→ INFORMATION SHOWN:
%%

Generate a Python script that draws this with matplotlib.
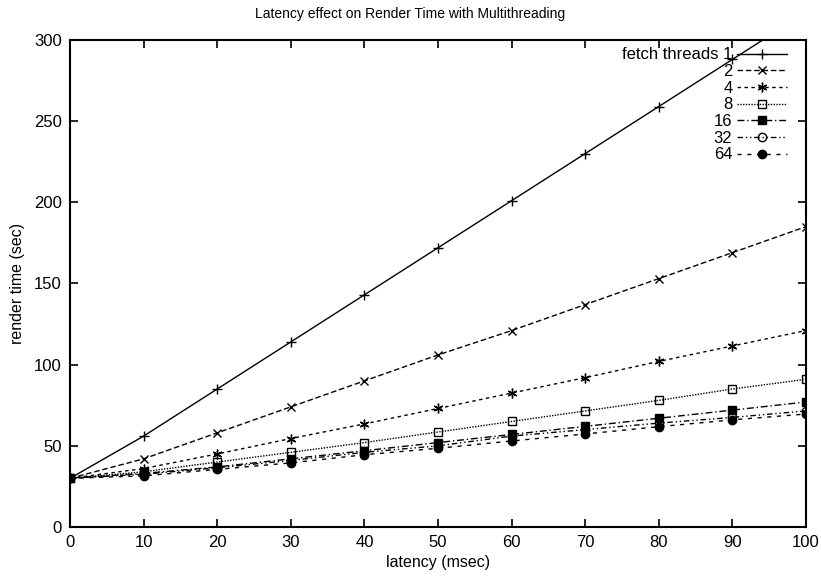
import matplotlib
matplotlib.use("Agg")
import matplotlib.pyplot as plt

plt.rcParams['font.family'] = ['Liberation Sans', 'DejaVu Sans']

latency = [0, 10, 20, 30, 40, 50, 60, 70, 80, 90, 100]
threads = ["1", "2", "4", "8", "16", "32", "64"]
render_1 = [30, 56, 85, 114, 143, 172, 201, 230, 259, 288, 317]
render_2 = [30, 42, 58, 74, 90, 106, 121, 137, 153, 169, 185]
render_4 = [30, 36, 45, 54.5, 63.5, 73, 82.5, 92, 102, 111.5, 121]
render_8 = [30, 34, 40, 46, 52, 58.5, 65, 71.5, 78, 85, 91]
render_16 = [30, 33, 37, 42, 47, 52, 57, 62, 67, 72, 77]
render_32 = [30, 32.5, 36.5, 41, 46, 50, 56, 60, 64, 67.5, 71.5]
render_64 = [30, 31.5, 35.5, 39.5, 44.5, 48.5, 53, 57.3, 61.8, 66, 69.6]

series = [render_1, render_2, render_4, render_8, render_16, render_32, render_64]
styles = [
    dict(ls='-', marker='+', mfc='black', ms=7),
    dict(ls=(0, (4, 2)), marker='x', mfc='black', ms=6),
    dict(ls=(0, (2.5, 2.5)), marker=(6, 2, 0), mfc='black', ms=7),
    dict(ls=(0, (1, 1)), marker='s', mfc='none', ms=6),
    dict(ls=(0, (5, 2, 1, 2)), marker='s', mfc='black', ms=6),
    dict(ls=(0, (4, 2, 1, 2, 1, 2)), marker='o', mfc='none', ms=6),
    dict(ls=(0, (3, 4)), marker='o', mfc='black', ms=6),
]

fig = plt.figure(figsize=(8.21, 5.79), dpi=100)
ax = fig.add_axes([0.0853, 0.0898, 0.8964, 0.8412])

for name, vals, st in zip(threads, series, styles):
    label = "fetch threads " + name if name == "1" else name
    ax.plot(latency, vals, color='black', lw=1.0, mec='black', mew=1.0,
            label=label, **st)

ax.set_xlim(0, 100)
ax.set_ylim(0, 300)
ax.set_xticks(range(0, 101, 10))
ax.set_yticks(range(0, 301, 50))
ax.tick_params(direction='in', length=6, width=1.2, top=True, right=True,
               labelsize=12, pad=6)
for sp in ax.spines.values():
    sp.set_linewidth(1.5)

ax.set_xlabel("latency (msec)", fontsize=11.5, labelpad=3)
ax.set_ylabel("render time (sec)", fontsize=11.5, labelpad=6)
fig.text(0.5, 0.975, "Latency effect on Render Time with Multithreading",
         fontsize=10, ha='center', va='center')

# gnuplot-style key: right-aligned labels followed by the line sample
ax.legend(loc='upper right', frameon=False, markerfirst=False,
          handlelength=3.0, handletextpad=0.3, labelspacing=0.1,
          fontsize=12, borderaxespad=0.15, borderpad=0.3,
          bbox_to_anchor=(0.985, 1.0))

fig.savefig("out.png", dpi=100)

%%

→ AIM: Replicate the material above verbatim; images stay out of the copy.

→ CORRECT RESULT:
Generate a Python script that draws this with matplotlib.
import matplotlib
matplotlib.use("Agg")
import matplotlib.pyplot as plt

plt.rcParams['font.family'] = ['Liberation Sans', 'DejaVu Sans']

latency = [0, 10, 20, 30, 40, 50, 60, 70, 80, 90, 100]
threads = ["1", "2", "4", "8", "16", "32", "64"]
render_1 = [30, 56, 85, 114, 143, 172, 201, 230, 259, 288, 317]
render_2 = [30, 42, 58, 74, 90, 106, 121, 137, 153, 169, 185]
render_4 = [30, 36, 45, 54.5, 63.5, 73, 82.5, 92, 102, 111.5, 121]
render_8 = [30, 34, 40, 46, 52, 58.5, 65, 71.5, 78, 85, 91]
render_16 = [30, 33, 37, 42, 47, 52, 57, 62, 67, 72, 77]
render_32 = [30, 32.5, 36.5, 41, 46, 50, 56, 60, 64, 67.5, 71.5]
render_64 = [30, 31.5, 35.5, 39.5, 44.5, 48.5, 53, 57.3, 61.8, 66, 69.6]

series = [render_1, render_2, render_4, render_8, render_16, render_32, render_64]
styles = [
    dict(ls='-', marker='+', mfc='black', ms=7),
    dict(ls=(0, (4, 2)), marker='x', mfc='black', ms=6),
    dict(ls=(0, (2.5, 2.5)), marker=(6, 2, 0), mfc='black', ms=7),
    dict(ls=(0, (1, 1)), marker='s', mfc='none', ms=6),
    dict(ls=(0, (5, 2, 1, 2)), marker='s', mfc='black', ms=6),
    dict(ls=(0, (4, 2, 1, 2, 1, 2)), marker='o', mfc='none', ms=6),
    dict(ls=(0, (3, 4)), marker='o', mfc='black', ms=6),
]

fig = plt.figure(figsize=(8.21, 5.79), dpi=100)
ax = fig.add_axes([0.0853, 0.0898, 0.8964, 0.8412])

for name, vals, st in zip(threads, series, styles):
    label = "fetch threads " + name if name == "1" else name
    ax.plot(latency, vals, color='black', lw=1.0, mec='black', mew=1.0,
            label=label, **st)

ax.set_xlim(0, 100)
ax.set_ylim(0, 300)
ax.set_xticks(range(0, 101, 10))
ax.set_yticks(range(0, 301, 50))
ax.tick_params(direction='in', length=6, width=1.2, top=True, right=True,
               labelsize=12, pad=6)
for sp in ax.spines.values():
    sp.set_linewidth(1.5)

ax.set_xlabel("latency (msec)", fontsize=11.5, labelpad=3)
ax.set_ylabel("render time (sec)", fontsize=11.5, labelpad=6)
fig.text(0.5, 0.975, "Latency effect on Render Time with Multithreading",
         fontsize=10, ha='center', va='center')

# gnuplot-style key: right-aligned labels followed by the line sample
ax.legend(loc='upper right', frameon=False, markerfirst=False,
          handlelength=3.0, handletextpad=0.3, labelspacing=0.1,
          fontsize=12, borderaxespad=0.15, borderpad=0.3,
          bbox_to_anchor=(0.985, 1.0))

fig.savefig("out.png", dpi=100)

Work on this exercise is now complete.